-- YOUR TASK --
Repeat the material verbatim. Images are excluded from the copy.

-- SOURCE MATERIAL --

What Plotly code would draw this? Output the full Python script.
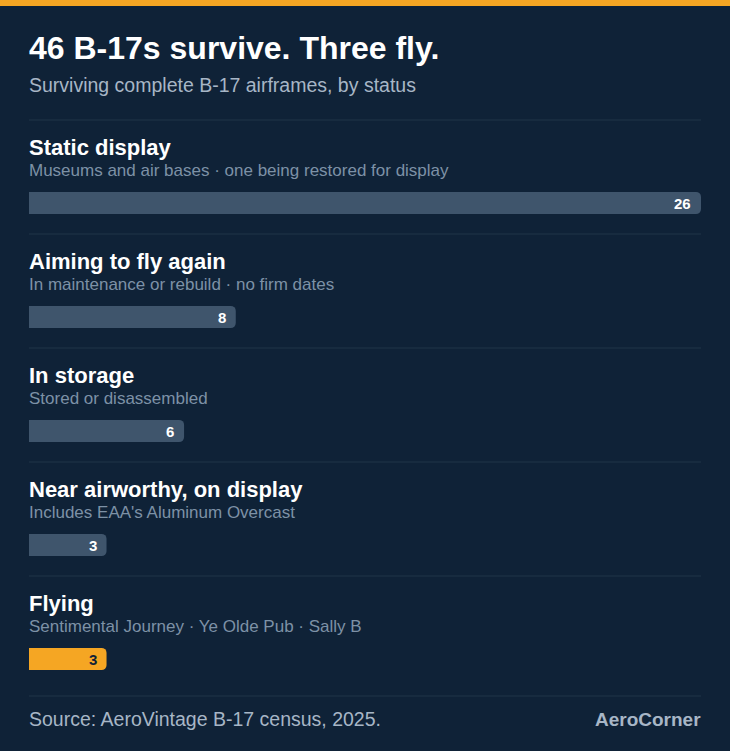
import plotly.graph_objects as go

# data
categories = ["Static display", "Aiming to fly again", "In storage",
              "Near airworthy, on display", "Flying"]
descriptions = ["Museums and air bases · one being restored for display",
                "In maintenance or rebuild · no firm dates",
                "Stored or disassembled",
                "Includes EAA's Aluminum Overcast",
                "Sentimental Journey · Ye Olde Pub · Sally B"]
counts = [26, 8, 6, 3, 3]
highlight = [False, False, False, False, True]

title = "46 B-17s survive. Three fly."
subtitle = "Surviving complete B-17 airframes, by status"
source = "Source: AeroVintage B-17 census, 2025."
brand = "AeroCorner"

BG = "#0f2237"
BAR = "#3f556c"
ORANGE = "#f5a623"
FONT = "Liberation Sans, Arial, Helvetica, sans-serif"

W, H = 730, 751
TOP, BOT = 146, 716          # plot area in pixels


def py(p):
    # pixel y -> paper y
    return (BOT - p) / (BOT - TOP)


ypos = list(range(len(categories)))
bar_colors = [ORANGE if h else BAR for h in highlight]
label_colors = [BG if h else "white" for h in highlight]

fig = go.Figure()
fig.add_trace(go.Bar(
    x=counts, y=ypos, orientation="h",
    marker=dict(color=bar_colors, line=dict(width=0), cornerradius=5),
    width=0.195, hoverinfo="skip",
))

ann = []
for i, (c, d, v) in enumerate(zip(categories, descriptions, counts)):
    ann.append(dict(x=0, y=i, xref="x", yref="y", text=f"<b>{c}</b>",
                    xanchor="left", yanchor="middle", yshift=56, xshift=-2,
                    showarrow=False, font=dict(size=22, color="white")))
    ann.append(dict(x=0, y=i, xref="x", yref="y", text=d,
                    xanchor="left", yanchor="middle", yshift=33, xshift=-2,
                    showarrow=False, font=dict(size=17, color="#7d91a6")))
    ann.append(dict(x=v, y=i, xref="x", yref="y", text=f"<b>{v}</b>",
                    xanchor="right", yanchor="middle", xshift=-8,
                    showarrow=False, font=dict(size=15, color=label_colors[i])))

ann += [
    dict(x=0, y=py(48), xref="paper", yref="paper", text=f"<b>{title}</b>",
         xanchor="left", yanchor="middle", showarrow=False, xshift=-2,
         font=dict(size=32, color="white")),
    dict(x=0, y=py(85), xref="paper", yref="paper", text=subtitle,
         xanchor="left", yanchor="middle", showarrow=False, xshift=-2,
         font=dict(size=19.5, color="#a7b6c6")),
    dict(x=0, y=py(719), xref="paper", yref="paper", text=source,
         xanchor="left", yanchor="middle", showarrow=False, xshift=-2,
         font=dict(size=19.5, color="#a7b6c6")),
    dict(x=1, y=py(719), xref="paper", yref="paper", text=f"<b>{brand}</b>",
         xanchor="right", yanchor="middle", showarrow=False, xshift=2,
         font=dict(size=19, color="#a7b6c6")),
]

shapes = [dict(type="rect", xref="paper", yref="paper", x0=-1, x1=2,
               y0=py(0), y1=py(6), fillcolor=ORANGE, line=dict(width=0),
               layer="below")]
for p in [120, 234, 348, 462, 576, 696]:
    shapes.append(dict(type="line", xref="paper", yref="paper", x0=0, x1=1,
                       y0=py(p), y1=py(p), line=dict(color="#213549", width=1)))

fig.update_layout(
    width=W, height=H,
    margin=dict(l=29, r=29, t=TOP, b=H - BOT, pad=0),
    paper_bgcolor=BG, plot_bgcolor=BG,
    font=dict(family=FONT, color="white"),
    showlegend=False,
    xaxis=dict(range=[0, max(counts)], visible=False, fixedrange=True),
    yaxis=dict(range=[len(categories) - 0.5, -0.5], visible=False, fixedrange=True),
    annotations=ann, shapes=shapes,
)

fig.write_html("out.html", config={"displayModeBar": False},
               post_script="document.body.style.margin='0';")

-- RESULT FOR THIS EXERCISE --
What Plotly code would draw this? Output the full Python script.
import plotly.graph_objects as go

# data
categories = ["Static display", "Aiming to fly again", "In storage",
              "Near airworthy, on display", "Flying"]
descriptions = ["Museums and air bases · one being restored for display",
                "In maintenance or rebuild · no firm dates",
                "Stored or disassembled",
                "Includes EAA's Aluminum Overcast",
                "Sentimental Journey · Ye Olde Pub · Sally B"]
counts = [26, 8, 6, 3, 3]
highlight = [False, False, False, False, True]

title = "46 B-17s survive. Three fly."
subtitle = "Surviving complete B-17 airframes, by status"
source = "Source: AeroVintage B-17 census, 2025."
brand = "AeroCorner"

BG = "#0f2237"
BAR = "#3f556c"
ORANGE = "#f5a623"
FONT = "Liberation Sans, Arial, Helvetica, sans-serif"

W, H = 730, 751
TOP, BOT = 146, 716          # plot area in pixels


def py(p):
    # pixel y -> paper y
    return (BOT - p) / (BOT - TOP)


ypos = list(range(len(categories)))
bar_colors = [ORANGE if h else BAR for h in highlight]
label_colors = [BG if h else "white" for h in highlight]

fig = go.Figure()
fig.add_trace(go.Bar(
    x=counts, y=ypos, orientation="h",
    marker=dict(color=bar_colors, line=dict(width=0), cornerradius=5),
    width=0.195, hoverinfo="skip",
))

ann = []
for i, (c, d, v) in enumerate(zip(categories, descriptions, counts)):
    ann.append(dict(x=0, y=i, xref="x", yref="y", text=f"<b>{c}</b>",
                    xanchor="left", yanchor="middle", yshift=56, xshift=-2,
                    showarrow=False, font=dict(size=22, color="white")))
    ann.append(dict(x=0, y=i, xref="x", yref="y", text=d,
                    xanchor="left", yanchor="middle", yshift=33, xshift=-2,
                    showarrow=False, font=dict(size=17, color="#7d91a6")))
    ann.append(dict(x=v, y=i, xref="x", yref="y", text=f"<b>{v}</b>",
                    xanchor="right", yanchor="middle", xshift=-8,
                    showarrow=False, font=dict(size=15, color=label_colors[i])))

ann += [
    dict(x=0, y=py(48), xref="paper", yref="paper", text=f"<b>{title}</b>",
         xanchor="left", yanchor="middle", showarrow=False, xshift=-2,
         font=dict(size=32, color="white")),
    dict(x=0, y=py(85), xref="paper", yref="paper", text=subtitle,
         xanchor="left", yanchor="middle", showarrow=False, xshift=-2,
         font=dict(size=19.5, color="#a7b6c6")),
    dict(x=0, y=py(719), xref="paper", yref="paper", text=source,
         xanchor="left", yanchor="middle", showarrow=False, xshift=-2,
         font=dict(size=19.5, color="#a7b6c6")),
    dict(x=1, y=py(719), xref="paper", yref="paper", text=f"<b>{brand}</b>",
         xanchor="right", yanchor="middle", showarrow=False, xshift=2,
         font=dict(size=19, color="#a7b6c6")),
]

shapes = [dict(type="rect", xref="paper", yref="paper", x0=-1, x1=2,
               y0=py(0), y1=py(6), fillcolor=ORANGE, line=dict(width=0),
               layer="below")]
for p in [120, 234, 348, 462, 576, 696]:
    shapes.append(dict(type="line", xref="paper", yref="paper", x0=0, x1=1,
                       y0=py(p), y1=py(p), line=dict(color="#213549", width=1)))

fig.update_layout(
    width=W, height=H,
    margin=dict(l=29, r=29, t=TOP, b=H - BOT, pad=0),
    paper_bgcolor=BG, plot_bgcolor=BG,
    font=dict(family=FONT, color="white"),
    showlegend=False,
    xaxis=dict(range=[0, max(counts)], visible=False, fixedrange=True),
    yaxis=dict(range=[len(categories) - 0.5, -0.5], visible=False, fixedrange=True),
    annotations=ann, shapes=shapes,
)

fig.write_html("out.html", config={"displayModeBar": False},
               post_script="document.body.style.margin='0';")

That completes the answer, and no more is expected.